_What is expected:_ Lines containing the string "this" are to be counted; report the total by itself.

_Provided records:_

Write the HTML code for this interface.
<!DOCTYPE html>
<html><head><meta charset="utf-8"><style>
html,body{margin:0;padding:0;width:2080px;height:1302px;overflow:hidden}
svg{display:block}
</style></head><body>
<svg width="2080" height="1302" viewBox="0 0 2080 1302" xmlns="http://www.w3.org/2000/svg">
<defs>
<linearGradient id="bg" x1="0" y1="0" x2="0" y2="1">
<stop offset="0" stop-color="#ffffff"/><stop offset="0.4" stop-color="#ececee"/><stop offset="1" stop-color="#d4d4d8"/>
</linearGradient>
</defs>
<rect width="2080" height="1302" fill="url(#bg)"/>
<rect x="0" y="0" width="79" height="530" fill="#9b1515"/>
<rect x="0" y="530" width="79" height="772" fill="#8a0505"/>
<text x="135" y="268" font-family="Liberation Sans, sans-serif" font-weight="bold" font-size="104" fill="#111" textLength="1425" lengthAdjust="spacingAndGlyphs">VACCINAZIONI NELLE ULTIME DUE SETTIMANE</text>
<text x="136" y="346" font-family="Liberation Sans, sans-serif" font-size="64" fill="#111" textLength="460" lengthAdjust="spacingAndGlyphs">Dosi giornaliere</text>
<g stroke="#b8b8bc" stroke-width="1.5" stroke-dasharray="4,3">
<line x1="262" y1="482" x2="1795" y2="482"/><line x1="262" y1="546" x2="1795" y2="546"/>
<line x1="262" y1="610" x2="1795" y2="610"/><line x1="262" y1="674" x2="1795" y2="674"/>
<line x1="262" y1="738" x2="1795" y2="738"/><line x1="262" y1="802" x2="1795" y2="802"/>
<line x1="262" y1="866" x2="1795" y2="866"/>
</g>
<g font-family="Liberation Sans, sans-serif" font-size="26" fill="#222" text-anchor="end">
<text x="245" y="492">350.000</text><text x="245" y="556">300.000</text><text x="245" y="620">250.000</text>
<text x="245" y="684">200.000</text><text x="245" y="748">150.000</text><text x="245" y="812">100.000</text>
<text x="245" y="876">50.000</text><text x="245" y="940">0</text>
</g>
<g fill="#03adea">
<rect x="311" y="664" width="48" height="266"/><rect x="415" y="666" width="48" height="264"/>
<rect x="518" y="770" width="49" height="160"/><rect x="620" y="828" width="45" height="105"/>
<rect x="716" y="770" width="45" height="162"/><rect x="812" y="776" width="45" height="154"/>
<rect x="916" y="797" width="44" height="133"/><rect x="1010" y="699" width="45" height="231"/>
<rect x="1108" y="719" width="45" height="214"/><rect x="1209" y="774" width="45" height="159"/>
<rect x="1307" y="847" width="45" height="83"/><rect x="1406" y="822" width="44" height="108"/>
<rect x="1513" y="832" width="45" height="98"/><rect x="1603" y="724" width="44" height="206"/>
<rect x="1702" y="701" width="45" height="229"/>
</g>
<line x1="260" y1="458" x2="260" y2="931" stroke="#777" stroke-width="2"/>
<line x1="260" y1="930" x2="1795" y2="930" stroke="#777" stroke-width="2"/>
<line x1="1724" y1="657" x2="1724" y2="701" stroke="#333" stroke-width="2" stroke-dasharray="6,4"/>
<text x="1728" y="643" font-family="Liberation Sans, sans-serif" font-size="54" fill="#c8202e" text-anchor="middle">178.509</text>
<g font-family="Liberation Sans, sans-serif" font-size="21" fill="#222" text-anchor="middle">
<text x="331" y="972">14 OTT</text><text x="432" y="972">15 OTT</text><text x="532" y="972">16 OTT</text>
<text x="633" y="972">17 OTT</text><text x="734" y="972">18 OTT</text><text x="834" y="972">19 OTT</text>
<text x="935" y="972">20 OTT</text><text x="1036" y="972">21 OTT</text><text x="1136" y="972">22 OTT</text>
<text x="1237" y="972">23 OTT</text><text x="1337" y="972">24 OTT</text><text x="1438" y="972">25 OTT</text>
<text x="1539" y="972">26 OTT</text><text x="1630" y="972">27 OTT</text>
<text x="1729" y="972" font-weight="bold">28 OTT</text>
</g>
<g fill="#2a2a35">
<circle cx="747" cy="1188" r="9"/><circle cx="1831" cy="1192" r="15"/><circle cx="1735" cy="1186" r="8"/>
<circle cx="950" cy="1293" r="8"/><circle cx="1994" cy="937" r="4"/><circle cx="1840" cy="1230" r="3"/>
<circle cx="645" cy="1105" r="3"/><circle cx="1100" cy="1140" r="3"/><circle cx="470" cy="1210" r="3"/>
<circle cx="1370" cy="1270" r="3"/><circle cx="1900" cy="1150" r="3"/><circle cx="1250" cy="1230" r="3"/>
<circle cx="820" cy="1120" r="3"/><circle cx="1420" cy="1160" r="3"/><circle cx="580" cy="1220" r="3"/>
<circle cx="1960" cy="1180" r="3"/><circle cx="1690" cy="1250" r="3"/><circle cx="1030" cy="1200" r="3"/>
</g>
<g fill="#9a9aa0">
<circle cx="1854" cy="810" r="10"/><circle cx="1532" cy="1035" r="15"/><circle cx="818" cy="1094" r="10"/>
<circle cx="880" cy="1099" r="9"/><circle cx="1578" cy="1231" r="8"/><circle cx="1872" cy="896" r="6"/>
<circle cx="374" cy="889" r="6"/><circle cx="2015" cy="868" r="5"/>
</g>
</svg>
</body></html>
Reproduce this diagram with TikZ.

_Solution below:_ 2